Plagued by self-doubt and questioning her competence as a mother, Jen trawls through Lana's social media accounts, obsessed with filling in the gaps of her daughter's disappearance, stalking her on Facebook and listening in on her phone conversations.
She even follows her daughter to school, questioning her friends, trying everything to get to the bottom of the mystery.
This understandably raises the tension between mother and daughter, with Dad trying to act honest broker between the two.
The elder sister Meg enters the fray, chiding her mother for constantly giving in to Lana, thus enabling her truculent behaviour.
Many will relate to the fraught familial relationships, which are expertly realised in this tense contemporary novel. Jen's fear and frustration are so plausible, Lana's depression so authentic, the interactions so utterly real that you get completely drawn into their world.

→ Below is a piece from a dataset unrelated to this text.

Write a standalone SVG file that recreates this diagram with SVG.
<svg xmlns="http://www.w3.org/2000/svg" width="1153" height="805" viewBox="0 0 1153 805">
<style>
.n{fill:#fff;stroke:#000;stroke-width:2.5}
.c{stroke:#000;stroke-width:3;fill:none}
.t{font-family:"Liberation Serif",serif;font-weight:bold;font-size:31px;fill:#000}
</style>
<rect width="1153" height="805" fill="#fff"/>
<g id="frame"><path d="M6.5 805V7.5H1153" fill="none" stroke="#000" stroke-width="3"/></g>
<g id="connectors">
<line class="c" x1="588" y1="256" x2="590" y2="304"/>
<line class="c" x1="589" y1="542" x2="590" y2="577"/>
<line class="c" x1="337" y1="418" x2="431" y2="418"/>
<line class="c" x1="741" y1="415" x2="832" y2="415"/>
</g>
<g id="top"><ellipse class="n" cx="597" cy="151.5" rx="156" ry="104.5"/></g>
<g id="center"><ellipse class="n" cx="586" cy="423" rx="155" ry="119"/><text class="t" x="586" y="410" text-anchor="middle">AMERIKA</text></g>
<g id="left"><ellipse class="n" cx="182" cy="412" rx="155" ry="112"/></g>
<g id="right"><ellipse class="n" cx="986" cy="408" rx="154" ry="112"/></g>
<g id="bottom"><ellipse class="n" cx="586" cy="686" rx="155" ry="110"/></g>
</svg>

Healey perfectly captures the difficulty of parenting teenagers in this social media-ridden world. It touches our deepest fears and insecurities and the topics raised would probably engender heated discussions at any book club. I surmise that there are many parents out there struggling with similar issues, who would identify with the dilemmas and tensions presented in this tale.
Those looking for a 'gripping thriller' may find the plot a bit of a slow burn, with the novel focusing almost entirely on the aftermath of Lana's disappearance, and the psychological effects of teenage depression. However, tension really builds in the last few chapters, culminating in a claustrophobic ending.
Whistle In The Dark is a raw, difficult read at times, as we witness how Lana's mental illness wreaks havoc on those closest to her. But Healey writes with such an ease and naturalness that it carries you effortlessly forward.
This novel, like her hugely successful debut Elizabeth is Missing, is bound to appeal to a wide audience. I highly recommend it.